Pennsylvania Insurance Commissioner Diane Koken has issued a report
concluding that there is not sufficient capacity to shift a greater proportion of medical malpractice coverage to the private market from the state Mcare Fund.
The report focuses on the ability of the current medical malpractice marketplace to offer an additional $250,000 of coverage for health care providers in the state. Based on the market analysis, Koken has concluded that there is not sufficient private capacity.
Health care providers in Pennsylvania are required to carry $1 million worth of medical malpractice insurance, the first 50 percent from a private insurance company and the remaining 50 percent from the state’s run Mcare Fund.
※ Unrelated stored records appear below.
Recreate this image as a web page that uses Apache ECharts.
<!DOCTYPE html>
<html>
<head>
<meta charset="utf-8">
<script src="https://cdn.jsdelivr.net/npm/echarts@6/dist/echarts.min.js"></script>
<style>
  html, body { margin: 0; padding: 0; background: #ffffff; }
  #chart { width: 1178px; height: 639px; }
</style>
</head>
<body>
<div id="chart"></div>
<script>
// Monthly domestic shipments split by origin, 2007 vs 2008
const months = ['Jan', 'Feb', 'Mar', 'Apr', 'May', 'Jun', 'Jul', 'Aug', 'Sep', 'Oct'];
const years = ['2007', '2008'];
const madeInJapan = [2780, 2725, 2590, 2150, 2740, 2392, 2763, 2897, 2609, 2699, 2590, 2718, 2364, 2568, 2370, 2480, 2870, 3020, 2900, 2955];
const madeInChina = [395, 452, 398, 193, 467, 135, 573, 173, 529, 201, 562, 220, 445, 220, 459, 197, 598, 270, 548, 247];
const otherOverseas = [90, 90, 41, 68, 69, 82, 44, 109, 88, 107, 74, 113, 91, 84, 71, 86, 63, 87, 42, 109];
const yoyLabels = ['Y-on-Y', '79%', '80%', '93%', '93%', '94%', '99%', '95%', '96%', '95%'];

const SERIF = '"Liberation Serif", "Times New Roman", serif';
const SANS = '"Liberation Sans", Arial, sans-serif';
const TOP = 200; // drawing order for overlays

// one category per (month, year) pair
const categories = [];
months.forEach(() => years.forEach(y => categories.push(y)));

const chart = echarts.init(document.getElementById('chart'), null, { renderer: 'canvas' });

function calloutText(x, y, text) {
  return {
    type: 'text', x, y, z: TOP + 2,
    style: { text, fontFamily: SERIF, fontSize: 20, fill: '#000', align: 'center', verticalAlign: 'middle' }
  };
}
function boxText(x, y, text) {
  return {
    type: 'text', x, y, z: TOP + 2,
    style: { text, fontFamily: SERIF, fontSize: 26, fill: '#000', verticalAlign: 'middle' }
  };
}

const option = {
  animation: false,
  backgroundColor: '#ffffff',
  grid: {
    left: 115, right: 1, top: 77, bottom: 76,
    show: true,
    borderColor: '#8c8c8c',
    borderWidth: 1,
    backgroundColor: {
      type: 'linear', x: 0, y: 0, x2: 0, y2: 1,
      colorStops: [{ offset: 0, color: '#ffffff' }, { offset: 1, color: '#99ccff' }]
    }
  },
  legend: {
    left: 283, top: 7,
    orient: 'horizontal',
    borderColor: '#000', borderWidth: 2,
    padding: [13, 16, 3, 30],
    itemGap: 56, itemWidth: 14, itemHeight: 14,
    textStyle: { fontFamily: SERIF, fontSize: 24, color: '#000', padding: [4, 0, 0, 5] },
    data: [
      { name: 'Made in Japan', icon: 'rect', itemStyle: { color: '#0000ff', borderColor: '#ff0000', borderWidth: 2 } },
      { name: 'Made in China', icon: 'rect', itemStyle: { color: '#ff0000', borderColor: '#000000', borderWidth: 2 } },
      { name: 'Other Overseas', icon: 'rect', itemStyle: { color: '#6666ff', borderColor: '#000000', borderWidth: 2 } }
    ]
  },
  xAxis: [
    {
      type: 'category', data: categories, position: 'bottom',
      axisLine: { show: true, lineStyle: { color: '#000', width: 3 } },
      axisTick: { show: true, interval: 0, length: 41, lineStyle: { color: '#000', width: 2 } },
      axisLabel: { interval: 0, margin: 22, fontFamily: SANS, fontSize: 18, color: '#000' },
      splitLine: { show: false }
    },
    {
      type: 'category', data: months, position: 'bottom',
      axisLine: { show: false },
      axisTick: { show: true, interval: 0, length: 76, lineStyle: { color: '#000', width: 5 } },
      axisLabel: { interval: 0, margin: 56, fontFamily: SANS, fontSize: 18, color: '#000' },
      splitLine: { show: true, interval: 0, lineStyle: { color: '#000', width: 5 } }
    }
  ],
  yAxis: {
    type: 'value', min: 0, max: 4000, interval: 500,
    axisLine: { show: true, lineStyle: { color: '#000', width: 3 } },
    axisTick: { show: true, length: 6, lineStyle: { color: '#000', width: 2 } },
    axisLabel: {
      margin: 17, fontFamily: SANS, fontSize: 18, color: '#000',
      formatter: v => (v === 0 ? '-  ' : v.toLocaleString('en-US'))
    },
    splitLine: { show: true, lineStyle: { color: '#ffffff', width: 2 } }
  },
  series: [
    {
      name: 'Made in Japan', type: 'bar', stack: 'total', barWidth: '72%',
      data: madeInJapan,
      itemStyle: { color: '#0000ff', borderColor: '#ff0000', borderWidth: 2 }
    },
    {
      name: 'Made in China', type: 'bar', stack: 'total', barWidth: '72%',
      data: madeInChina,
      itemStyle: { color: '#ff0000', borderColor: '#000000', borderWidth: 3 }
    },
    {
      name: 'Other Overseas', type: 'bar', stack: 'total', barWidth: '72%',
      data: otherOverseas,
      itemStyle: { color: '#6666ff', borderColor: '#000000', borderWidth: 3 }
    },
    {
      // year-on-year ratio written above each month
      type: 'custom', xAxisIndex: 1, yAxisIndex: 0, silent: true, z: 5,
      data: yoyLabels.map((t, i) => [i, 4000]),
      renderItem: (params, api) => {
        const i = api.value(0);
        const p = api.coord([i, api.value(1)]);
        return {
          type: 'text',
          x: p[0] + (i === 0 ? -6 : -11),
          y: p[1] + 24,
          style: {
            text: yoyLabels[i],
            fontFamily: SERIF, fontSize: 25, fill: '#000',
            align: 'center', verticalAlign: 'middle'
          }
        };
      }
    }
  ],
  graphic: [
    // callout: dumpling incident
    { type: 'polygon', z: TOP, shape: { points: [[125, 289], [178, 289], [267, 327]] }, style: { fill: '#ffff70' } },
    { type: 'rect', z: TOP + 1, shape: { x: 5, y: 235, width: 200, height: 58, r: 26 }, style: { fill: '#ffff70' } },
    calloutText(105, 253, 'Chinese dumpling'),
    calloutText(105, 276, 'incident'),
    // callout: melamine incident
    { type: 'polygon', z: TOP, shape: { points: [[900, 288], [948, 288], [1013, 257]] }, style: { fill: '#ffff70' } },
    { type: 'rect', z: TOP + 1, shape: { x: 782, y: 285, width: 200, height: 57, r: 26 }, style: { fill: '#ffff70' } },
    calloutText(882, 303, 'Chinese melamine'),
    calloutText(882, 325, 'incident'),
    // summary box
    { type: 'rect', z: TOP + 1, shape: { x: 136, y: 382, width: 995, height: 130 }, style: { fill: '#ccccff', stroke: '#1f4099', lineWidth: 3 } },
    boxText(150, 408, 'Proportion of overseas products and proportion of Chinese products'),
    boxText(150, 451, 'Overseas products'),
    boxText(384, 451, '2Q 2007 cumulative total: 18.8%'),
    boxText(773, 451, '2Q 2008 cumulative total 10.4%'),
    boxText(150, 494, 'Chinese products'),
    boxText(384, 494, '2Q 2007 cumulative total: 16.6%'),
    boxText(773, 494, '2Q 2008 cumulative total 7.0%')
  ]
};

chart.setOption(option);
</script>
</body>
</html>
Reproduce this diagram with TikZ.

Current law mandates that the limits be increased unless the insurance commissioner concludes that there is not adequate additional capacity.
The law proposes that, if the market could bear, the primary layer would increase and the Mcare layer would decrease. The law proposed that the next step would be 75 percent – or $750,000 – of coverage would come from the private market and 25 percent – or $250,000 – would be covered from the state fund. Eventually, if the market had the capacity, medical malpractice coverage would be provided entirely through the private market.
“An actuarial study by PricewaterhouseCoopers LLP shows that since the passage of Act 13 there have been improvements in the medical malpractice marketplace from a capacity standpoint – meaning there is more coverage available in the private market,” Koken said. “However, the market conditions, as found in the study, do not show sufficient additional capacity to support a ‘step-up’ in basic insurance limits at this point.
“While the data illustrates movement in a positive direction, I have concerns that need to be allayed before I could responsibly allow the primary marketplace to increase the primary malpractice insurance limit to $750,000 from $500,000.”